I would not suggest to use MACS1.4 anymore. I have made some comparisions between MACS1.4, MACS2 and MACS2.1 and found out quite a few discrepancies. There is a major upgrade from versioning of 1.4 to 2. It is good to use the 2.1 version although you can do the compaison between all the 3 tools and try to find a comparison of the top peaks and how the enrichment plots look and also the histogram to see the peak length distribution. To me MACS2.1 is much upgraded (although the paper is not out yet) but people are using it and citing it in different publications.

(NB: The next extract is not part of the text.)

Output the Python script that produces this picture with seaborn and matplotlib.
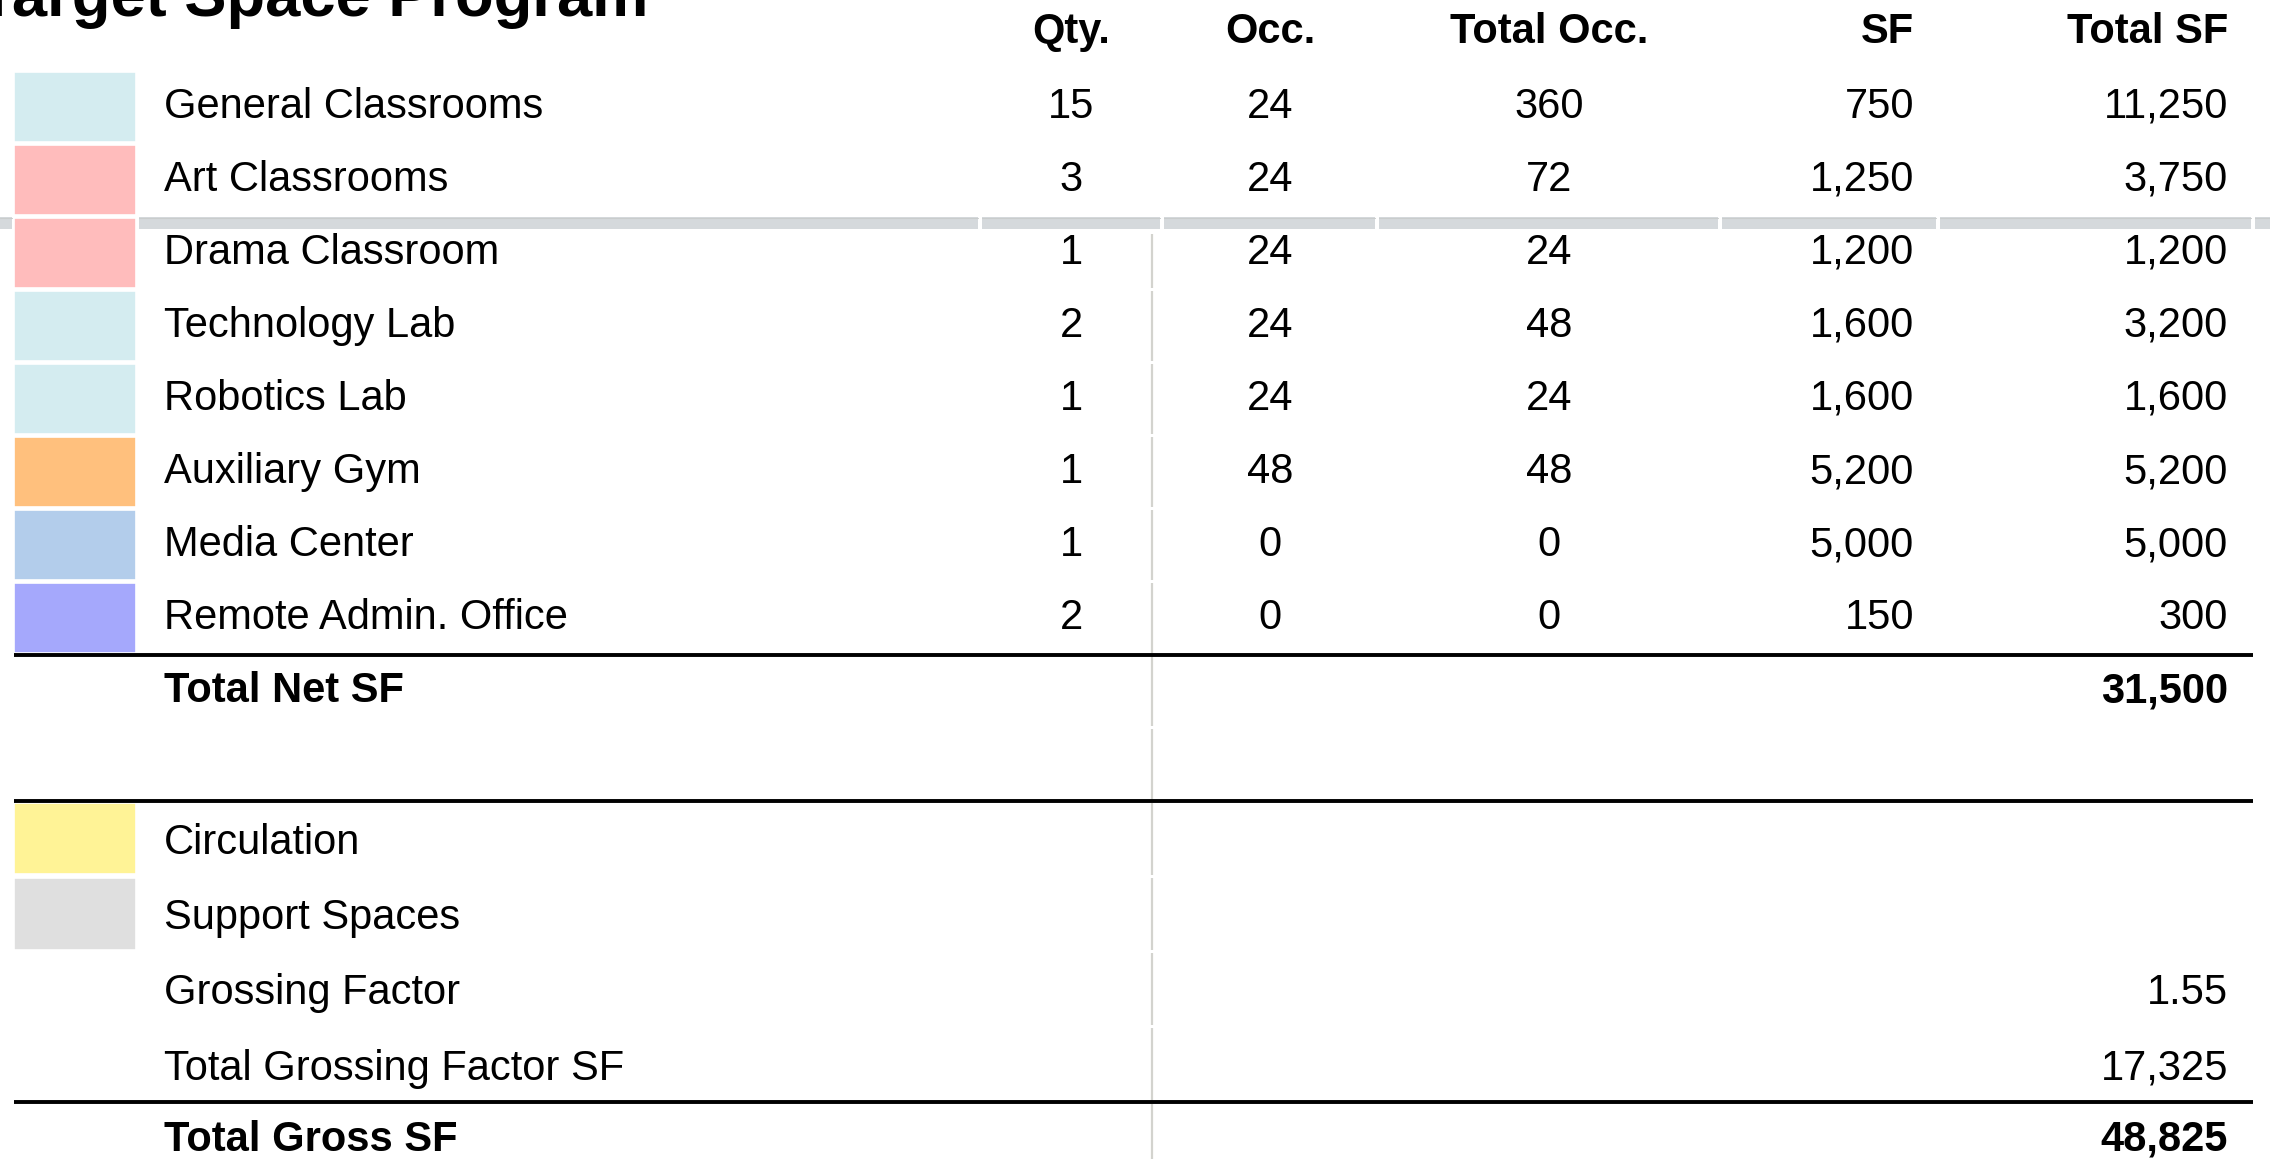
import matplotlib
matplotlib.use("Agg")
import matplotlib.pyplot as plt
import seaborn as sns
import pandas as pd

# ---------------- data ----------------
title = "Target Space Program"
headers = ["Qty.", "Occ.", "Total Occ.", "SF", "Total SF"]
space_names = ["General Classrooms", "Art Classrooms", "Drama Classroom", "Technology Lab",
               "Robotics Lab", "Auxiliary Gym", "Media Center", "Remote Admin. Office"]
qty = [15, 3, 1, 2, 1, 1, 1, 2]
occ = [24, 24, 24, 24, 24, 48, 0, 0]
total_occ = [360, 72, 24, 48, 24, 48, 0, 0]
sf = [750, 1250, 1200, 1600, 1600, 5200, 5000, 150]
total_sf = [11250, 3750, 1200, 3200, 1600, 5200, 5000, 300]
space_colors = ["#d4ecf0", "#ffbcbc", "#ffbcbc", "#d4ecf0", "#d4ecf0",
                "#ffc07d", "#b3cdeb", "#a5a8fc"]
total_net_label = "Total Net SF"
total_net_sf = 31500
support_names = ["Circulation", "Support Spaces"]
support_colors = ["#fff396", "#dfdfdf"]
grossing_labels = ["Grossing Factor", "Total Grossing Factor SF"]
grossing_values = ["1.55", "17,325"]
total_gross_label = "Total Gross SF"
total_gross_sf = 48825

# ---------------- style ----------------
sns.set_theme(style="white")
plt.rcParams["font.family"] = ["Liberation Sans", "DejaVu Sans"]
plt.rcParams["text.color"] = "black"

W, H = 2270, 1159
fig = plt.figure(figsize=(W / 100, H / 100), dpi=100)
ax = fig.add_axes([0, 0, 1, 1])
ax.set_xlim(0, W)
ax.set_ylim(H, 0)
ax.axis("off")
sns.despine(ax=ax, left=True, bottom=True)

FS = 30
top0 = 70.0
pitch1 = 73.1
pitch2 = 75.3
bound10 = top0 + pitch1 * 10


def row_top(i):
    if i <= 10:
        return top0 + pitch1 * i
    return bound10 + pitch2 * (i - 10)


def row_center(i):
    return (row_top(i) + row_top(i + 1)) / 2


def baseline(i):
    return row_center(i) + (15 if 10 <= i <= 13 else 11)

# columns
x_label = 164
x_qty, x_occ, x_tocc = 1071, 1270, 1549
x_sf, x_tsf = 1914, 2228
x_left_line, x_right_line = 14, 2253

# title (first letter runs off the canvas, as in the reference)
ax.text(-22, 16, title, fontsize=45.5, fontweight="bold", ha="left", va="baseline",
        color="black", clip_on=False)

# header
hy = 43
for txt, x, ha in zip(headers, [x_qty, x_occ, x_tocc, x_sf, x_tsf],
                      ["center", "center", "center", "right", "right"]):
    ax.text(x, hy, txt, fontsize=FS, fontweight="bold", ha=ha, va="baseline")

# grey band across the table (behind swatches)
band_edges = [0, 12, 139, 978, 982, 1160, 1164, 1375, 1379, 1718, 1722, 1936, 1940, 2251, 2255, W]
for a, b in zip(band_edges[0::2], band_edges[1::2]):
    ax.fill_between([a, b], 217, 229, color="#d5d9dc", lw=0, zorder=1)
    ax.plot([a, b], [217.5, 217.5], color="#c9cccc", lw=0.8, zorder=1)

# vertical light line with gaps at row boundaries
seg_bounds = [232] + [row_top(i) for i in range(3, 16)]
for a, b in zip(seg_bounds[:-1], seg_bounds[1:]):
    ax.plot([1152, 1152], [a + 1.5, min(b - 1.5, H)], color="#d3d3ce", lw=1.6,
            solid_capstyle="butt", zorder=1)

# swatches and space rows
df = pd.DataFrame({"name": space_names, "qty": qty, "occ": occ, "tocc": total_occ,
                   "sf": sf, "tsf": total_sf, "color": space_colors})
sw_left, sw_w = 14, 122
for i, row in df.iterrows():
    t = row_top(i)
    ax.bar(sw_left, pitch1 - 3, width=sw_w, bottom=t + 1.5, align="edge",
           color=row["color"], edgecolor="white", linewidth=1.2, zorder=2)
    b = baseline(i)
    ax.text(x_label, b, row["name"], fontsize=FS, ha="left", va="baseline", zorder=3)
    ax.text(x_qty, b, f"{row['qty']:,}", fontsize=FS, ha="center", va="baseline", zorder=3)
    ax.text(x_occ, b, f"{row['occ']:,}", fontsize=FS, ha="center", va="baseline", zorder=3)
    ax.text(x_tocc, b, f"{row['tocc']:,}", fontsize=FS, ha="center", va="baseline", zorder=3)
    ax.text(x_sf, b, f"{row['sf']:,}", fontsize=FS, ha="right", va="baseline", zorder=3)
    ax.text(x_tsf, b, f"{row['tsf']:,}", fontsize=FS, ha="right", va="baseline", zorder=3)

# total net
ax.plot([x_left_line, x_right_line], [row_top(8), row_top(8)], color="black", lw=2.8,
        solid_capstyle="butt", zorder=3)
ax.text(x_label, baseline(8), total_net_label, fontsize=FS, fontweight="bold",
        ha="left", va="baseline")
ax.text(x_tsf, baseline(8), f"{total_net_sf:,}", fontsize=FS, fontweight="bold",
        ha="right", va="baseline")

# support section
ax.plot([x_left_line, x_right_line], [row_top(10), row_top(10)], color="black", lw=2.8,
        solid_capstyle="butt", zorder=3)
for k, (name, col) in enumerate(zip(support_names, support_colors)):
    i = 10 + k
    t = row_top(i)
    ax.bar(sw_left, pitch2 - 4, width=sw_w, bottom=t + 2, align="edge",
           color=col, edgecolor="white", linewidth=1.2, zorder=2)
    ax.text(x_label, baseline(i), name, fontsize=FS, ha="left", va="baseline")

for k, (lab, val) in enumerate(zip(grossing_labels, grossing_values)):
    i = 12 + k
    ax.text(x_label, baseline(i), lab, fontsize=FS, ha="left", va="baseline")
    ax.text(x_tsf, baseline(i), val, fontsize=FS, ha="right", va="baseline")

ax.plot([x_left_line, x_right_line], [row_top(14), row_top(14)], color="black", lw=2.8,
        solid_capstyle="butt", zorder=3)
ax.text(x_label, baseline(14), total_gross_label, fontsize=FS, fontweight="bold",
        ha="left", va="baseline")
ax.text(x_tsf, baseline(14), f"{total_gross_sf:,}", fontsize=FS, fontweight="bold",
        ha="right", va="baseline")

fig.savefig("out.png", dpi=100)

In order to have the better comparison I would recommend to first find the fragment size (since these are histone marks) provide them in your command line if using MACS2.1 and then use --nomodel parameter along with -p or -q value cutoff and then try to select the top peaks and see how these peaks are overlapping from the different versions of MACS and what is distribution of the enrichment and the peak length. Finally you can also do some downstream analysis to find which peaks gives better biological meaning to your hypothesis.

There are different other peak callers like SICER, Pepr, or even HOMER that are more often used for histone marks. Since you are new to this better to do some exploration with different tools and make some comparisons to get a better hung of the tools. Since this is a public data you can always compare you peaks with that of the publication data taking it as gold standard and see the number of fasle-positives that your calls are giving and the one which overlap you can try to see the distribution of the enrichment scores and the peak length. Good Luck!!

0
Entering edit mode
6.1 years ago

If you want to assign the fragment extension size yourself, you could also use phantompeakqualtools which will estimate the predominant fragment length that you just have to multiply by 2. this tools also give you some metrics about the quality of your data (NSC and RSC)

0
Entering edit mode
5.7 years ago
ariel.balter ▴ 170

I use samtools mpileup to make pileups. But these appear to be different from what macs2 pileup does. Struggling to understand that myself. I'm in the process of writing code to create wigs from my pileup files. You can see my recent question here.

EDIT

Just found out from another post that macs2 makes wiggle files, either split by chromosome (-w/--wig) or for entire genome (add --single-profile).